We watch the boys and eavesdrop on the conversation of San Antonio's elite, the people from an area unofficially known as the bubble in reference to how little interaction they have with the rest of reality. They talk about money, trucks, and the prestige of certain schools. The funny thing is that these people really do consider themselves an upper echelon, a better class of person; but being from England I have encountered yer actual upper classes, and this bunch are really just regular assholes with far too much money and values based on never having to ask or to apologise for anything. The other funny thing is that they just love me as soon as they hear the accent, presuming we'll have things in common because I grew up in Downton Abbey, and the bubble is really the same kind of deal but with Mexican gardeners. I've also had people asking me if I make my own fish and chips, as though it's some sort of ancestral tradition like the Māoris with their tattoos. So I tend to keep my mouth closed because it's less exhausting.
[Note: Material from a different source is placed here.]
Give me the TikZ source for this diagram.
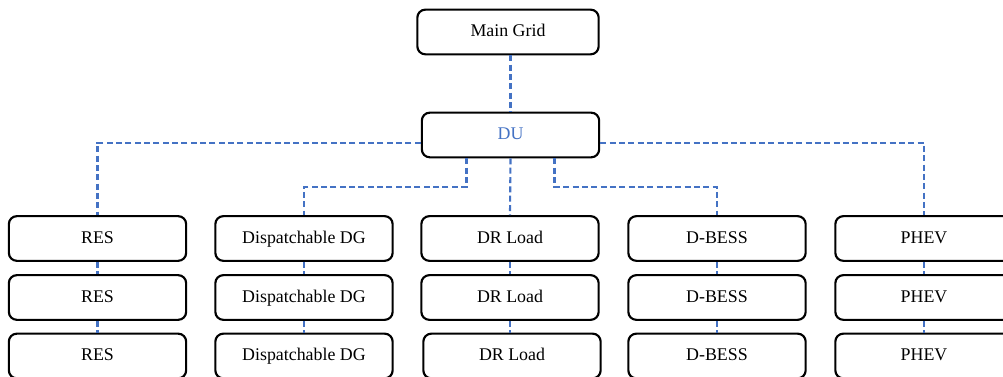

The boys take it in turns to dive from the diving board, alternating with some other kids, one of whom embellishes each leap with spectacularly ornate somersaults. Our team sticks to diving, swimming, then out of the pool and onto the board again, over and over; until Tommy breaks the pattern to hand Bess his camera.

'Do you think it's okay?'

She casts a dubious look at the tiny slot in which one inserts the SIM card - or whatever that thing is. The cover is open and the camera won't turn off no matter how often the button is depressed. Also it feels quite hot in the hand.

'They're supposed to be waterproof, aren't they?' I ask.

'Yes.'

'Why is it so hot?'

I imagine a battery shorting, overheating, leading to an explosion which removes the Country Club from the map of San Antonio, but logically I know this can't happen. If the thing is waterproof, then it really should be fine.

'Leave it with me,' Bess suggests, and the diving resumes. 'Andrea will go crazy if this thing is broken.'

'How much was it?'

'I don't know - couple of hundred dollars?'

We sigh, because there's nothing to be done. The boys switch to table football at the side of the pool, and we listen to and identify a succession of hits of the eighties - Madonna, the Eurythmics, Haircut 100, and others. They're all English records too, which strikes me as particularly weird, and I wonder if this generation will grow up hating these artists as much as I hated Herman's Hermits and Freddie & the Dreamers. We briefly discuss what cult religion Madonna is currently subscribed to, because we can't remember.

Another half hour passes and we go to Florio's for pizza, and the boys spend the rest of the evening doing kid stuff, eating the aforementioned pizza, and frequently addressing each other as either dude or bro'.

The camera turns out to be fine, and Tommy uploads a minute long edited clip of himself and Junior swimming to YouTube.

We're going to the Country Club, our boy announces, and my wife shudders at how privileged he sounds. The words slide out of his mouth as though setting some drooling serf right about the correct order in which cutlery is to be laid out on a table - not even superior, just delivering a correction from a position of implicit authority.

I shrug, because that's how he always sounds to me. I guess I've just got used to it, and it's not really his fault.